Why are food halls all the rage right now?
First of all, our food habits have drastically changed and food halls’ success has been going hand in hand with how the consumers demand has evolved. Quality-conscious consumers are constantly looking to eat differently every day, while fitting it into their busy schedules. They want to be able to choose from a variety of dishes and products on a daily basis, like to be able to choose from a list of high quality ingredients and try world cuisines.
Another reason why food halls have been successful lately are tourists. Tourists on-the-go want to get the most out of their journey in terms of visits and local experiences, which obviously include food, in a limited amount of time. Ordering a “sample platter” with the city’s best food while mingling with locals and browsing through aisles of local goods eliminates this issue and packs the most experiential value into one visit.
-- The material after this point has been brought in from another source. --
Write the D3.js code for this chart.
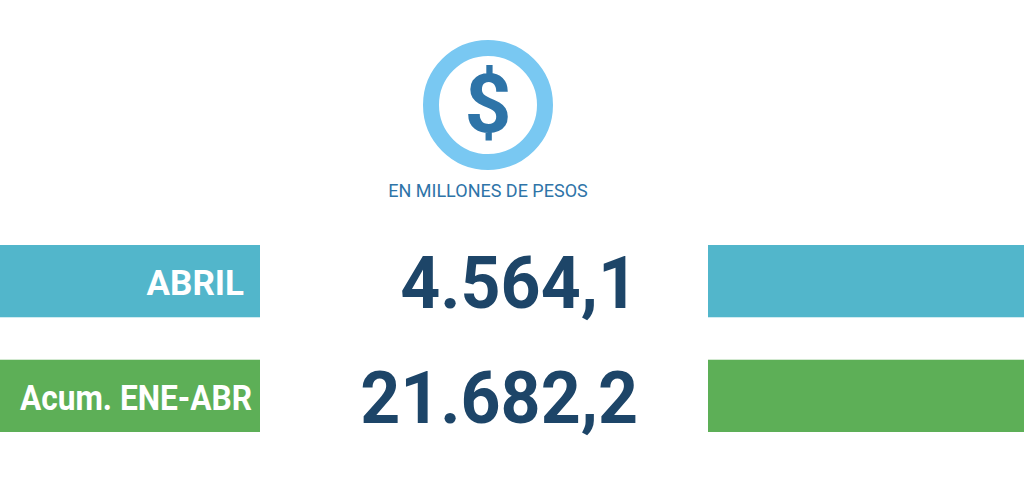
<!DOCTYPE html>
<html lang="es">
<head>
  <meta charset="UTF-8">
  <title>Recaudación en millones de pesos</title>
  <script src="https://d3js.org/d3.v7.min.js"></script>
  <style>
    html, body { margin: 0; padding: 0; background: #fff; }
    svg { display: block; font-family: Roboto, "Liberation Sans", sans-serif; }
    .unit { font-size: 18px; fill: #2e74a8; text-anchor: middle; }
    .row-label { font-size: 35px; font-weight: 700; fill: #fff; text-anchor: end; }
    .row-value { font-size: 72px; font-weight: 700; fill: #1d4568; text-anchor: end; }
  </style>
</head>
<body>
<svg width="1024" height="477"></svg>
<script>
// datos
const categories = ["ABRIL", "Acum. ENE-ABR"];
const values = [4564.1, 21682.2];
const colors = ["#52b6cb", "#5daf57"];
const unitLabel = "EN MILLONES DE PESOS";

const svg = d3.select("svg");
const W = +svg.attr("width");

// formato 4.564,1
const es = d3.formatLocale({decimal: ",", thousands: ".", grouping: [3], currency: ["$", ""]});
const fmt = es.format(",.1f");

const y = d3.scaleBand().domain(categories).range([245, 432]).paddingInner(0.37);

// icono
const icon = svg.append("g").attr("transform", "translate(488,105)");
icon.append("circle")
  .attr("r", 57)
  .attr("fill", "none")
  .attr("stroke", "#79c8f2")
  .attr("stroke-width", 16);
icon.append("text")
  .attr("y", 27)
  .attr("text-anchor", "middle")
  .attr("font-size", 82)
  .attr("font-weight", 700)
  .attr("fill", "#2e74a8")
  .text("$");

svg.append("text")
  .attr("class", "unit")
  .attr("x", 488)
  .attr("y", 197)
  .text(unitLabel);

const rows = svg.selectAll(".row")
  .data(categories)
  .join("g")
  .attr("class", "row")
  .attr("transform", d => `translate(0,${y(d)})`);

rows.append("rect")
  .attr("x", 0)
  .attr("width", 260)
  .attr("height", y.bandwidth())
  .attr("fill", (d, i) => colors[i]);

rows.append("rect")
  .attr("x", 708)
  .attr("width", W - 708)
  .attr("height", y.bandwidth())
  .attr("fill", (d, i) => colors[i]);

rows.append("text")
  .attr("class", "row-label")
  .attr("x", (d, i) => i === 0 ? 244 : 252)
  .attr("y", y.bandwidth() / 2 + 14)
  .text(d => d)
  .each(function () {
    // la etiqueta larga va algo comprimida, como en el original
    const len = this.getComputedTextLength();
    if (len > 232) d3.select(this).attr("textLength", 232).attr("lengthAdjust", "spacingAndGlyphs");
  });

rows.append("text")
  .attr("class", "row-value")
  .attr("x", 638)
  .attr("y", y.bandwidth() / 2 + 27)
  .text((d, i) => fmt(values[i]))
  .each(function () {
    const len = this.getComputedTextLength();
    d3.select(this).attr("textLength", len * 0.97).attr("lengthAdjust", "spacingAndGlyphs");
  });
</script>
</body>
</html>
Locals too can take advantage from food halls. In addition to offering a variety of cuisines, they serve as grocery markets and often sell fresh and locally-sourced products, as well as serve as modern public squares where people can spend a night and hang out with their friends.
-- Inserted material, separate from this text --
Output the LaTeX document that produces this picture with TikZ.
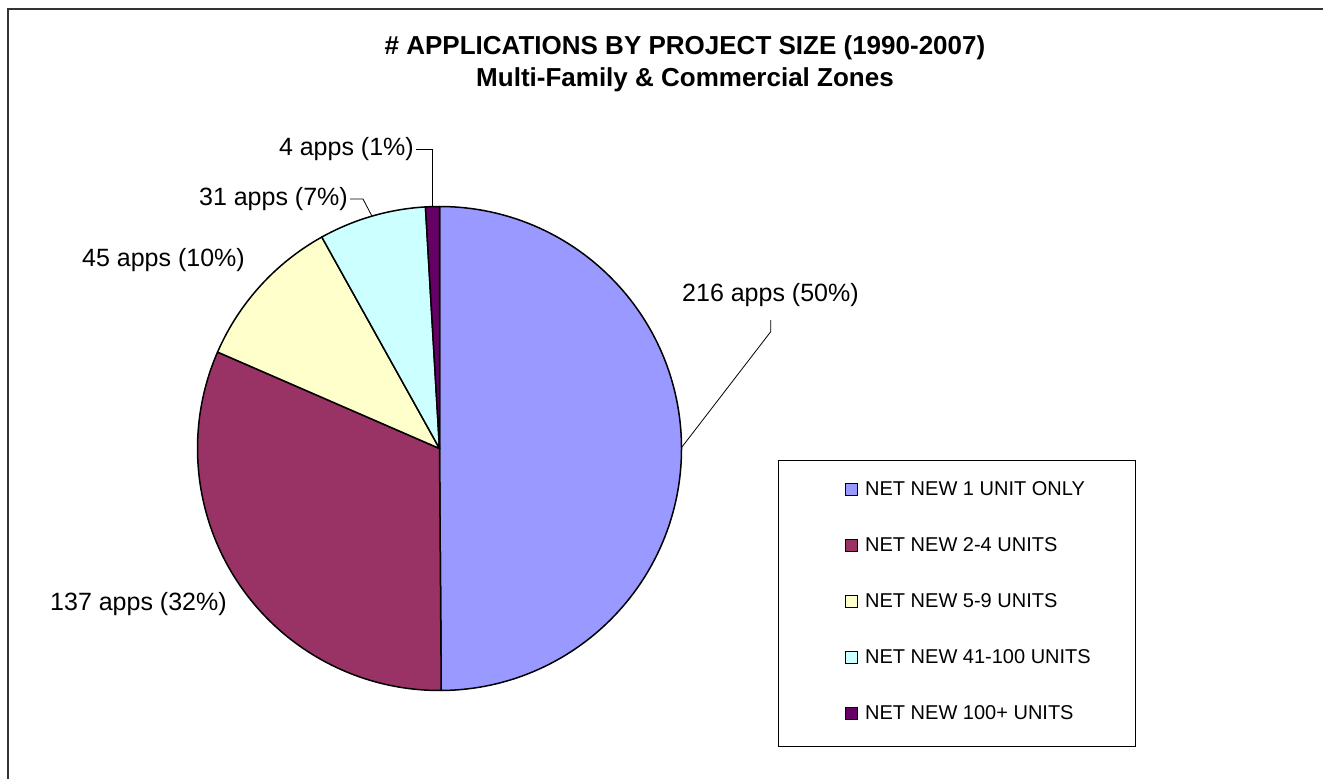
\documentclass[tikz,border=0pt]{standalone}
\usepackage{fontspec}
\setmainfont{Liberation Sans}
\definecolor{cA}{HTML}{9999FF}
\definecolor{cB}{HTML}{993366}
\definecolor{cC}{HTML}{FFFFCC}
\definecolor{cD}{HTML}{CCFFFF}
\definecolor{cE}{HTML}{660066}
\definecolor{frame}{HTML}{333333}
\tikzset{
  ttl/.style={font=\bfseries\fontsize{26}{30}\selectfont, inner sep=0pt},
  lbl/.style={font=\fontsize{25}{30}\selectfont, inner sep=0pt},
  leg/.style={font=\fontsize{20}{24}\selectfont, inner sep=0pt, anchor=west},
  sw/.style={draw=black, line width=1pt, minimum size=12pt, inner sep=0pt},
  slice/.style={draw=black, line width=1.5pt, line join=round},
  leader/.style={draw=black, line width=0.8pt},
}
\begin{document}
\begin{tikzpicture}[x=1pt,y=-1pt]
\useasboundingbox (0,0) rectangle (1323,779);
\fill[white] (0,0) rectangle (1323,779);
% outer chart frame (open to the right and bottom)
\draw[frame, line width=1.5pt] (8,779) -- (8,9) -- (1323,9);
% title
\node[ttl] (t1) at (685,48) {\# APPLICATIONS BY PROJECT SIZE (1990-2007)};
\node[ttl] (t2) at (685,80) {Multi-Family \& Commercial Zones};
% pie
\begin{scope}[shift={(439.5,448.5)}, yscale=-1]
  \draw[slice, fill=cA] (0,0) -- (90:242) arc[start angle=90, end angle=-89.584, radius=242] -- cycle;
  \draw[slice, fill=cB] (0,0) -- (-89.584:242) arc[start angle=-89.584, end angle=-203.487, radius=242] -- cycle;
  \draw[slice, fill=cC] (0,0) -- (-203.487:242) arc[start angle=-203.487, end angle=-240.900, radius=242] -- cycle;
  \draw[slice, fill=cD] (0,0) -- (-240.900:242) arc[start angle=-240.900, end angle=-266.674, radius=242] -- cycle;
  \draw[slice, fill=cE] (0,0) -- (-266.674:242) arc[start angle=-266.674, end angle=-270, radius=242] -- cycle;
  \coordinate (e1) at (0.208:242);
  \coordinate (e4) at (106.21:242);
  \coordinate (e5) at (91.663:242);
\end{scope}
% data labels
\node[lbl, anchor=west] (l1) at (682,295) {216 apps (50\%)};
\node[lbl, anchor=west] (l2) at (50,604) {137 apps (32\%)};
\node[lbl, anchor=west] (l3) at (82,260) {45 apps (10\%)};
\node[lbl, anchor=east] (l4) at (348,199) {31 apps (7\%)};
\node[lbl, anchor=east] (l5) at (414,149) {4 apps (1\%)};
% leader lines
\coordinate (k1a) at (770.7,320);
\coordinate (k1b) at (770.7,331.7);
\draw[leader] (k1a) -- (k1b) -- (e1);
\coordinate (k4) at (363,199);
\draw[leader] ([xshift=2pt]l4.east) -- (k4) -- (e4);
\coordinate (k5) at (e5 |- l5.east);
\draw[leader] ([xshift=2pt]l5.east) -- (k5) -- (e5);
% legend
\node[draw=black, line width=1pt, minimum width=357pt, minimum height=286pt, anchor=north west, inner sep=0pt] (legbox) at (778,460) {};
\node[sw, fill=cA] (s1) at (851,489) {};
\node[sw, fill=cB] (s2) at (851,545) {};
\node[sw, fill=cC] (s3) at (851,601) {};
\node[sw, fill=cD] (s4) at (851,657) {};
\node[sw, fill=cE] (s5) at (851,713) {};
\node[leg] (g1) at (865,489) {NET NEW 1 UNIT ONLY};
\node[leg] (g2) at (865,545) {NET NEW 2-4 UNITS};
\node[leg] (g3) at (865,601) {NET NEW 5-9 UNITS};
\node[leg] (g4) at (865,657) {NET NEW 41-100 UNITS};
\node[leg] (g5) at (865,713) {NET NEW 100+ UNITS};
\end{tikzpicture}
\end{document}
The #foodie culture also contributed to the success of food halls
A foodie is defined as someone who pays attention not only to what they eat but also from where it comes from. By offering fresh food and a variety of experiences grounded in authenticity, consumers directly associate food halls with healthy and high-quality dining. Moreover, foodies have famously risen to the status of social mavens and - although highly annoying for some - a nice picture on their Instagram feed speaks a thousand words in terms of marketing power of these new food meccas. Food halls have then been capitalizing on their social media appeal: with a huge focus on appealing designs and plating, free wifi or open-kitchen concepts calling for on-the-go snaps.
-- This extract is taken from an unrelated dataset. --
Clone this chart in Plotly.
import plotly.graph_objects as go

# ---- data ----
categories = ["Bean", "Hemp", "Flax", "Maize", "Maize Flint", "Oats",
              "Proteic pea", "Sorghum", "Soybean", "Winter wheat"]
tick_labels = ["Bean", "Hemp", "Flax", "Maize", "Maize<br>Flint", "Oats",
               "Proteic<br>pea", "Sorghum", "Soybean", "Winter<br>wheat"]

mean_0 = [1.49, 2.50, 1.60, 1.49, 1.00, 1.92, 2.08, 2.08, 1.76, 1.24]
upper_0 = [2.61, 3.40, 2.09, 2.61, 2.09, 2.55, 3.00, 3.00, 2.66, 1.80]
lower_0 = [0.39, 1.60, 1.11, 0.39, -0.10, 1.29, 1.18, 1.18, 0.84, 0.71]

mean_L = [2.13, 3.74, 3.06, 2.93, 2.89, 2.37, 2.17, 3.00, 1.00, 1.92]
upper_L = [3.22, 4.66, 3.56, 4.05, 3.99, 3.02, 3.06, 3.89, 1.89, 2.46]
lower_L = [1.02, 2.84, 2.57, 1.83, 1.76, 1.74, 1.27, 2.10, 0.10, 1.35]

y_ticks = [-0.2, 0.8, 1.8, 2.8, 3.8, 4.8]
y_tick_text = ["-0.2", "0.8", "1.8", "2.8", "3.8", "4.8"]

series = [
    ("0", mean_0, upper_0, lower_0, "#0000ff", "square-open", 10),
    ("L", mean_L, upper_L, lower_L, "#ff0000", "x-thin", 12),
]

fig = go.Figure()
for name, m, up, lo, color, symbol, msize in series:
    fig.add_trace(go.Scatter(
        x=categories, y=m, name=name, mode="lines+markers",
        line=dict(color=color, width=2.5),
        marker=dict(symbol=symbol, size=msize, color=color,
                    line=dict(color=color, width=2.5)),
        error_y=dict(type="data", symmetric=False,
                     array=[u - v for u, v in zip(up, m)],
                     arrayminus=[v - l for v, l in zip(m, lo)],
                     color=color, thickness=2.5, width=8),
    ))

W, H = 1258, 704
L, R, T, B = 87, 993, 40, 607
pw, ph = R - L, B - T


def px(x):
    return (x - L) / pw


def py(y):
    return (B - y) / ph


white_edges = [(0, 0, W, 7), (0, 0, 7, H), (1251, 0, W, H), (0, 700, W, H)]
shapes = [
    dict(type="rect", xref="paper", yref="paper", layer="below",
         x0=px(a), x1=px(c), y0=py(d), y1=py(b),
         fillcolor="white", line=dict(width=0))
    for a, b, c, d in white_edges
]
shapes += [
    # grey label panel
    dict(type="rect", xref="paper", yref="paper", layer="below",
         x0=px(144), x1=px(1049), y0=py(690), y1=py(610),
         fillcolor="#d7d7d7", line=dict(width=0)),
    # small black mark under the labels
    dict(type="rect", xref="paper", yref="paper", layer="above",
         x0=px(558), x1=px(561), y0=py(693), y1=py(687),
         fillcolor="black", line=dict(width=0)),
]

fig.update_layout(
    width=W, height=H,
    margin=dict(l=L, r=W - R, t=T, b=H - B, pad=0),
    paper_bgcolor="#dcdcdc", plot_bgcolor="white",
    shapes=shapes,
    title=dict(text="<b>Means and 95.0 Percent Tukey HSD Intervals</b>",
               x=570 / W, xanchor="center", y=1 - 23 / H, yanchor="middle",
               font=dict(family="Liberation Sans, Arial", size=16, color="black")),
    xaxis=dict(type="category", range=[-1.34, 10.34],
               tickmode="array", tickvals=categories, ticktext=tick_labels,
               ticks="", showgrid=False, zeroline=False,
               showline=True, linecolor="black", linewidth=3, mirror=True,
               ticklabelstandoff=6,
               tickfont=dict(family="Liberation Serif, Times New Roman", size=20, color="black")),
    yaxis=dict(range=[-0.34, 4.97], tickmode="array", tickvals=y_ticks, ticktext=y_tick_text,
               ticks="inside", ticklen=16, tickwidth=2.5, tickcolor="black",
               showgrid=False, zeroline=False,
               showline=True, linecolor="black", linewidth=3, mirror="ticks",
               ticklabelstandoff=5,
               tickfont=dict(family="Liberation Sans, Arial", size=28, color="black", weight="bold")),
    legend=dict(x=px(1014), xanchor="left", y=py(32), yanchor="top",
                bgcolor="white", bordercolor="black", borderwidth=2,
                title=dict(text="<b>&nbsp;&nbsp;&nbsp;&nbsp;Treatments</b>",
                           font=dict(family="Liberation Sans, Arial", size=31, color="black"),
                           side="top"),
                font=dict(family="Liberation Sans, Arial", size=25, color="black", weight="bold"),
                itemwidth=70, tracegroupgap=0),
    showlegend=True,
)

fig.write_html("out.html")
New opportunities for chefs and entrepreneurs
In a highly competitive marketplace, food halls have also proved to offer opportunities for food entrepreneurs and chefs to test drive different business models and culinary experiences. Designed to organically attract a lot more foot traffic into their premises, food halls have not only removed some of the barriers to entry into the restaurant business, it also allows food entrepreneurs to start serving a lot more customers, at a fraction of the regular startup costs. Jonathan Butler, co-founder of Smorgasburg - the largest open-air food market in the U.S. located in Brooklyn, New York - in a Vox article says:
We think of ourselves as the biggest small business incubator in New York City. We’re a platform for entrepreneurship. In some ways, the most impressive thing we’ve done is we’ve democratized and changed the economics of starting a food business.
Jonathan Butler - co-founder of Smorgasburg in New York City
There are many food halls around the world today. Chains are expanding and new ones are constantly created. They have become so popular that their number is expected to triple between 2015 and 2020 and you for sure do not want to miss out on this experience. So when you are traveling, make sure you visit the one closest to you.